Proteins are natural polymer molecules consisting of amino acid units. The number of amino acids in proteins may range from two to several thousand.
Protein it is a polymer which differ from carbohydrate and lipids due to the presence of nitrogen on its structure i.e. the element of carbon, oxygen, hydrogen are associated with nitrogen to form protein, some protein contain phosphorous, iron, zinc and copper. The following are the main four structures of protein;-
(a) Primary Structure: The primary structure of a protein is its amino acid sequence. This amino acid sequence is determined by the base sequence of the gene which codes for the protein.
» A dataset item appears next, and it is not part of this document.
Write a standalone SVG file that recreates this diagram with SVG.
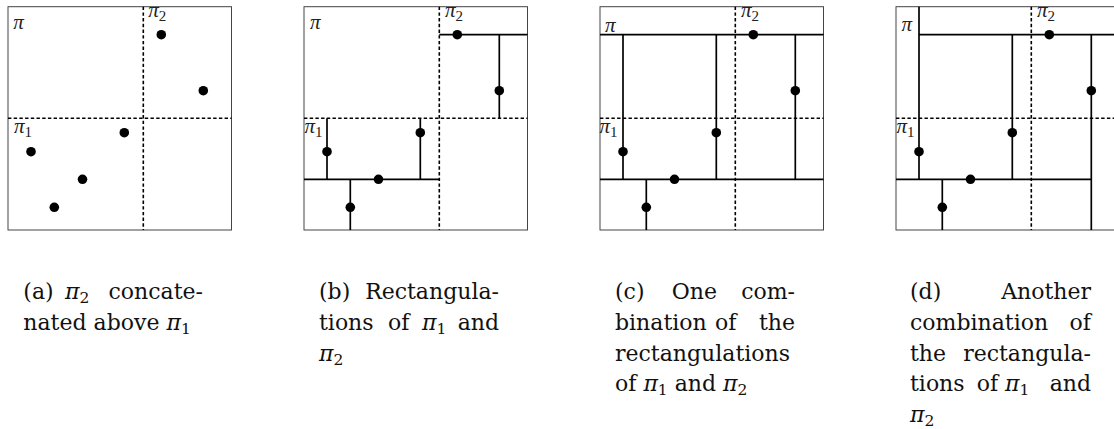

(b) Secondary Structure: Secondary structures have α-helices and β-pleated sheets. These form as a result of hydrogen bonds between the peptide groups of the main chain. Therefore, proteins that contain secondary structures will have regions that are cylindrical (α-helices) and/or regions that are planar (β-pleated sheets).
(c) Tertiary Structure: The tertiary structure of a protein is its three-dimensional conformation which occurs as a result of the protein folding. This folding is stabilised by hydrogen bonds, hydrophobic interactions, ionic bonds and disulphide bridges. These intramolecular bonds form between the R groups of different amino acids.
(d) Quaternary Structure: A quaternary structure is formed when two or more polypeptide chains associate to form a single protein. An example is haemoglobin which consists of four polypeptide chains. In some cases, some proteins can have a non-polypeptide structure called a prosthetic group. These proteins are called conjugated proteins. The haem group in haemoglobin is a prosthetic group.